Je passe de projets complexes et ambitieux à des plans de livres simples, limpides. Après avoir abandonné l’idée d’une correspondance à la Joyce, je me suis dirigé vers une construction élémentaire. Cinq chapitres, cinq femmes. Quatre amoureuses et la mère du narrateur. En plaçant « ma mère » au centre, cela faisait une symétrie parfaite, architecturale.
I- Petite Biche
II- Hirondelle
III- Ma mère
IV- Flore
V- Mademoiselle Fleuve
Je voyais dans cette structure un cadre hiératique qui était comme les murs d’un jardin chinois. A l’intérieur de chaque chapitre, les textes étaient fragmentaires, vivants et débordants. Ils n’avaient pas à respecter outre mesure, ni à se conformer à la rigueur de la structure. Je comparais ce séquençage à la rythmique autoritaire du Sacre du printemps de Stravinsky, autorisant et même permettant une liberté de ton, une légèreté difficile à faire tenir toute seule.

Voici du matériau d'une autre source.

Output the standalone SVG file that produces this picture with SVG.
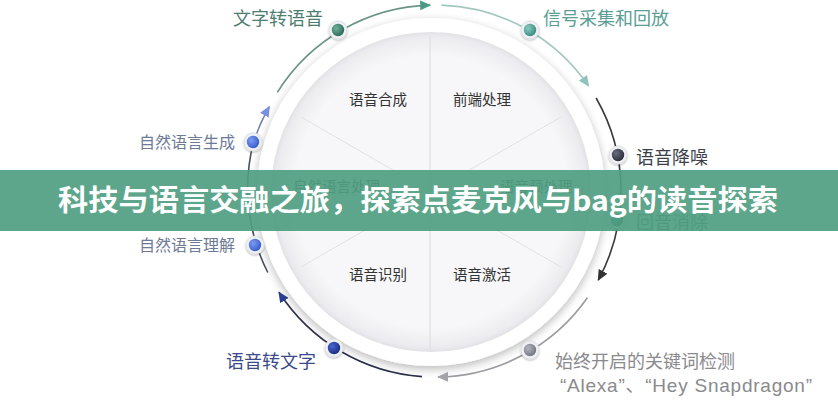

J’imaginais des fragments de pensées et d’émotions qui pouvaient passer d’un chapitre à l’autre, comme des filles nues et joyeuses qui courent d’une pièce à une autre, mais qui ne seraient ni nues ni joyeuses si elles n’étaient pas à l’abri dans une maison close et bien construites. Le chapitre central, en revanche, consacré à la mère, trônait au centre du jardin, dans un pavillon aménagé à cet effet, et faisait un contrepoint de sagesse à l’agitation des quatre autres.
Ainsi, par petites touches, le livre donnait à voir un territoire, une ville et une population, mais avec quelques femmes en premier plan.